As Mother’s Day evolved, the text from Proverbs 31 became the siren song for women. I remember every Mother’s Day our pastor would do some harangue on Proverbs 31 and my mother would cry the rest of the day because she was such a failure. It kind of ruined the day.
So Proverbs 31 can come with some baggage. The passage needs some redeeming. Proverbs 31 is intended to show what wisdom looks like in action. The whole book of Proverbs is a wisdom book and Wisdom Literature emphasizes practical ways to live well by observing the world’s design and adhering to divine principles. There is a strong emphasis on fear of the Lord. But it’s not the fear and trembling to which our minds default. A more accurate translation would be “awe.” A wise woman is constantly in awe of what is around her and within her.

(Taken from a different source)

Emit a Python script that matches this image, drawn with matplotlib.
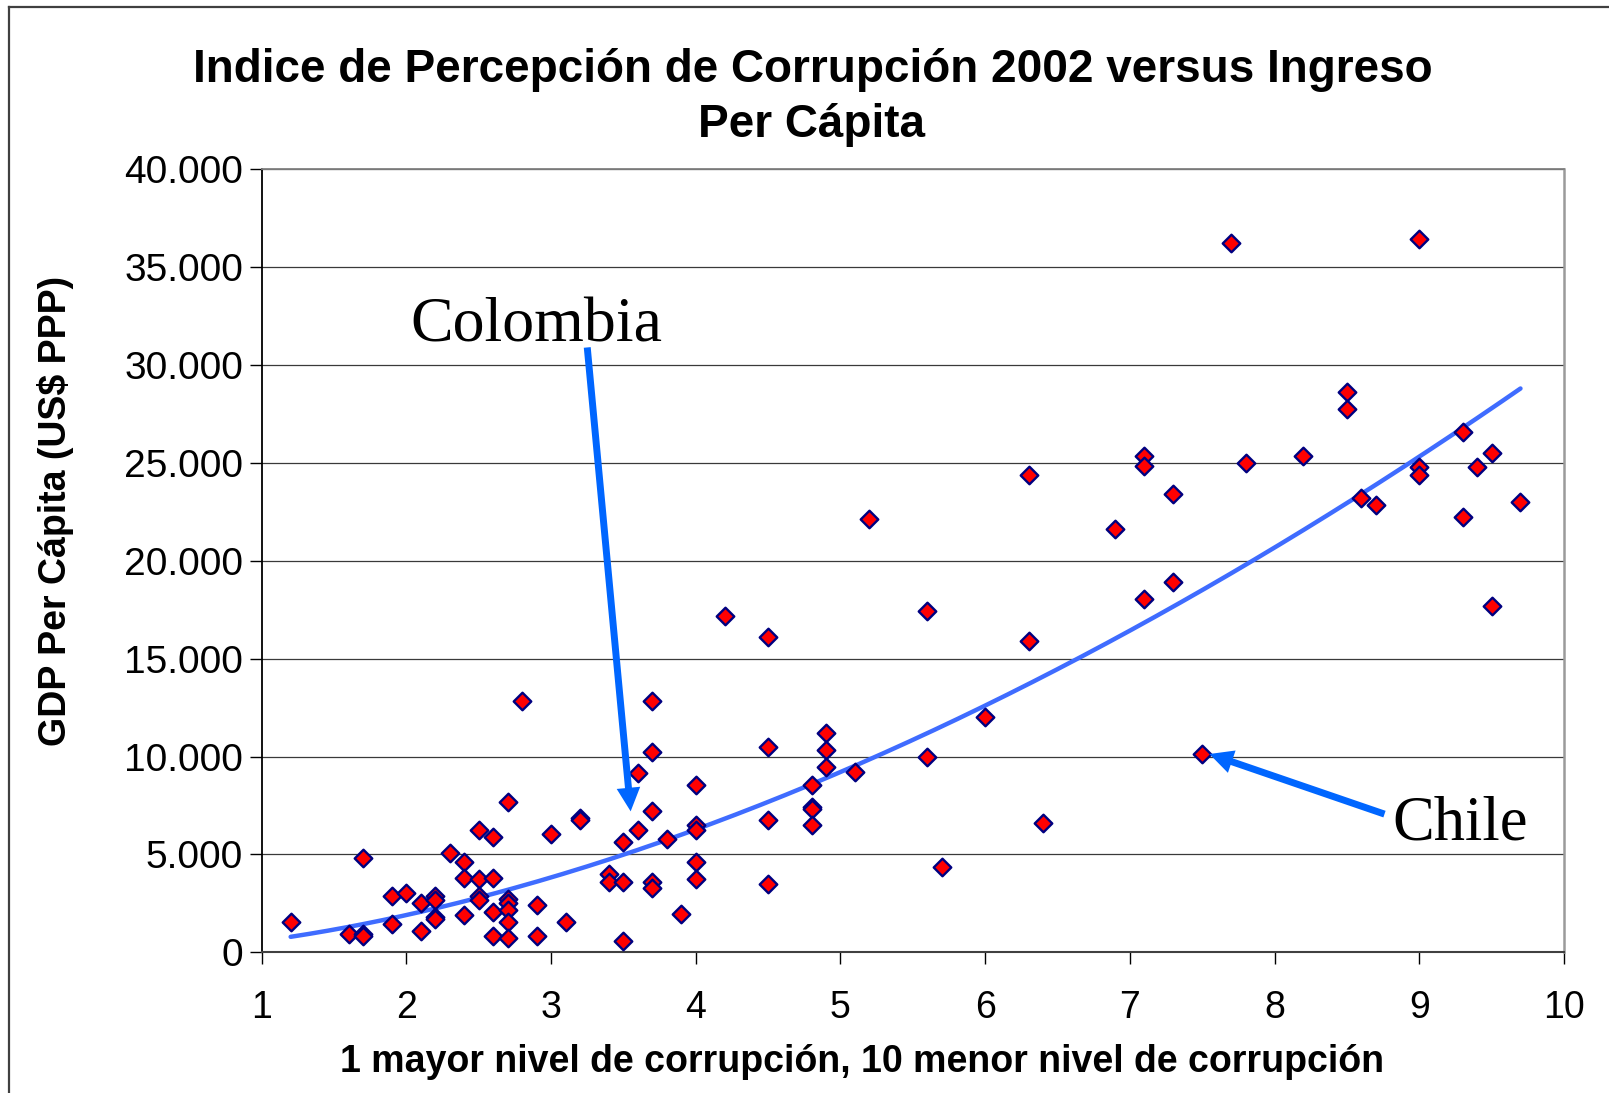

And the pronoun used for wisdom is always feminine. Wisdom is always “she.” It’s important to say this text was never intended to be interpreted as a job description for women.
The intended audience is actually men. In Jewish culture it is not women who memorize Proverbs 31, it is the men. And they sing it as a song of praise to the women in their lives. This poem is about Wisdom with boots on the ground.
The only instructive language in the poem is directed at men. “Praise her for all her hands have done.”
The first line of the poem…a virtuous woman who can find? It is better translated as valor. This casts the whole passage in a different light. Valor means great courage, strength of mind and bravery. This fits with most of the women I know and celebrate. And valor is not just about what you do, it’s how you do it. When my sister was undergoing chemotherapy for breast cancer, she said she had read this somewhere and she was appropriating it for that time her life. She said, “If you have to go through hell, act like you own the place.” And she did. You don’t mess with my sister.
As Rachel Held Evans wrote, “If you are a stay-at-home mom, be a stay-at-home mom of valor. If you are a nurse, be a nurse of valor. If you are a CEO, a pastor or a barista at Starbucks, if you are rich or poor, single or married, do it all with valor. That’s what makes a proverbs 31 woman, not creating a life worthy of a Pinterest board.”
Proverbs 31 can be redeemed…it’s a way to celebrate all those daily acts of faithfulness exhibited by women. It is how men celebrate the women in their lives. It’s not our roles that define us, but the integrity and bravery we bring to those roles.
It brings us full circle to the rich history of Mother’s Day, women of valor who did extraordinary things with ordinary resources, women who refused to give up even when all the signs pointed to defeat, women who held themselves and their families together in the face of struggle, women who went through whatever was in front of them and acted like they owned the place. Amen.